Despite congratulations from those around him in sky blue shirts, Law walked back to the centre circle grim faced, whereupon he is substituted – arms remaining at his side, where they had been since the moment he scored.
Although results elsewhere also conspired against United, there was no escaping the irony of Law scoring on a ground where his goals had once been joyously acclaimed – only for the final one to be greeted with dissent (on being replaced he was booed off the field) and to have such consequences for the club with whom Law was so identified.
‘I had my back to the goal and the back-heel was just an instinctive thing,’ he remembers, ‘for a long time afterwards I wished the referee could have found some reason for it to be disallowed. It was my very last kick of a ball in league football and not a day of joy for me.’

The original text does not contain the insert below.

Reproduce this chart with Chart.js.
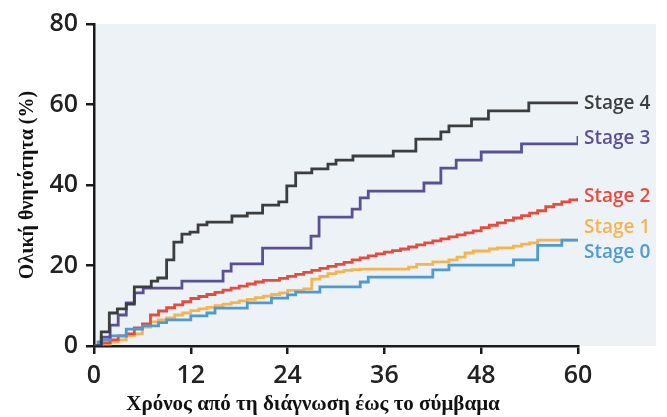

On returning from the World Cup, Law was told by Manchester City boss Tony Book that he faced a season of reserve team football and, viewing it as ‘a dent to my pride‘, decided to retire – and harboring no desire of going into management, his career came to a sudden and somewhat low-key end.
But there was never any likelihood the panache and poise of Denis Law would be forgotten, his ingenuity not diminished with the passing years.
‘You hear all these silly comparisons about how great players of the past wouldn’t live the pace of the game now,’ asserts Ferguson, ‘but great players like Best, Greaves, Bobby and Denis would be fantastic in any era because of their natural talent. No matter what period he played in Denis Law would have been world class. I’d love to have him linking up with van Nistelrooy – imagine that.’
The documentary ends with clips of more recent Manchester United greats, players who have illuminated many occasion at the Theatre of Dreams. Since then, Ronaldo and Rooney have also made their mark, each perhaps a prince of Old Trafford.
The King, however, will always be Denis Law.